Pourtant, le Plan d'investissement pour l'Europe présente des opportunités réelles pour les collectivités territoriales . Tout d'abord, il convient de rappeler que son but est d'augmenter le volume des investissements en Europe. Cela s'appuie sur deux leviers : permettre à la BEI et au FEI d'accroître le nombre d'opérations qu'ils faisaient déjà ; accorder un financement à des projets plus risqués financièrement mais intéressant directement les collectivités territoriales . Les projets seront toujours à adresser à la BEI qui, lors de l'instruction du dossier, proposera son éligibilité à la garantie du FEIS. Les collectivités territoriales ne changent donc pas d'interlocuteur en Europe : la BEI reste l'interlocuteur central du dispositif .

Ensuite, il convient de souligner que la souplesse du dispositif permet aux collectivités territoriales qui bénéficient des subventions reçues au titre de la politique de cohésion, c'est-à-dire les régions, d'investir dans des projets éligibles au FEIS . Cela impliquera de leur part deux évolutions : il faudra désormais monter des dossiers plus complexes que par le passé ; surtout, il importera de sortir d'une logique dite de subvention pour porter des projets d'investissement rentables à long terme.

Toutefois, des inquiétudes avaient pu apparaître sur les conséquences que les modalités de financement du plan d'investissement auraient pu avoir sur la préservation des fonds structurels.
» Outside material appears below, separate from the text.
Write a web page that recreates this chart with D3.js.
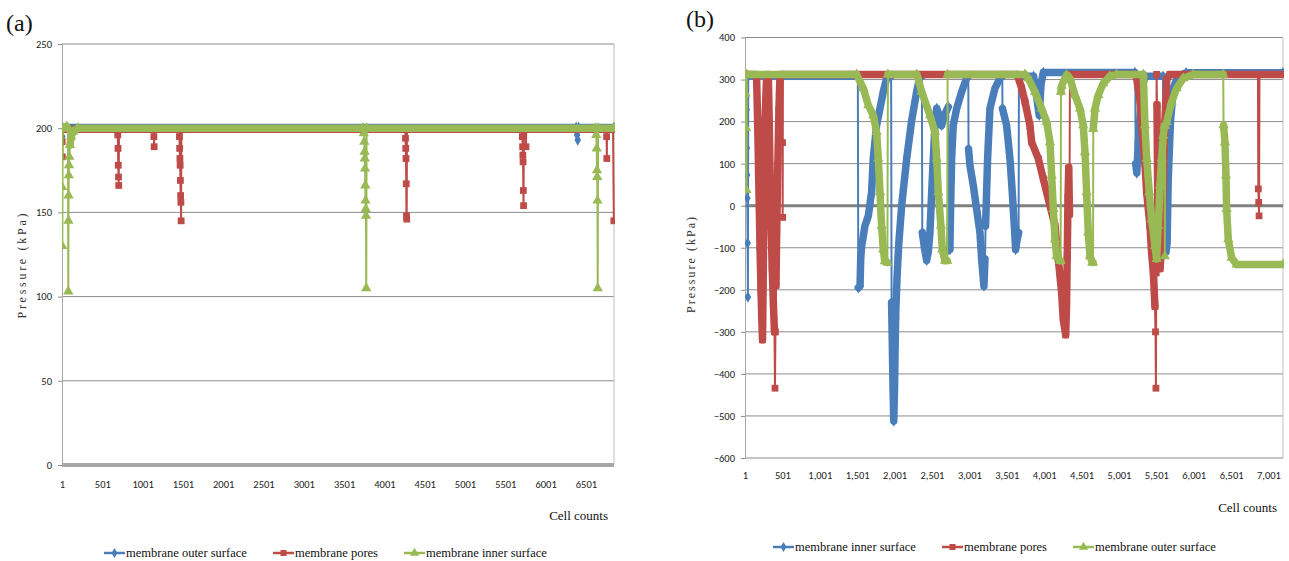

Il existe aujourd'hui plutôt une confusion entre les projets relevant de la politique de cohésion et ceux qui pourraient être financés par le FEIS. Il paraît nécessaire de la dissiper et d'obtenir à cette fin des informations claires de la Commission européenne. Une brochure présentant la complémentarité des différents fonds européens avec le fonds d'investissement stratégique devrait paraître au début de l'année 2016 .

Enfin, et d'une manière plus générale, l'exemplarité des premiers projets pourrait s'avérer déterminante et constituer en soi un véritable effet de levier . Dans la mesure où beaucoup (acteurs publics et privés) ne savent pas ce que sont ces projets qui étaient refusés hier et qui seront adoptés aujourd'hui et demain, le financement des premiers projets soumis pourrait avoir un effet d'entraînement et d'émulation non négligeable sur l'ensemble du territoire européen. Il importe donc d'assurer une bonne communication autour de ces opérations.


* 13 Cour des comptes ; Les finances publiques locales - Rapport sur la situation financière et la gestion des collectivités territoriales et de leurs établissements publics ; octobre 2015.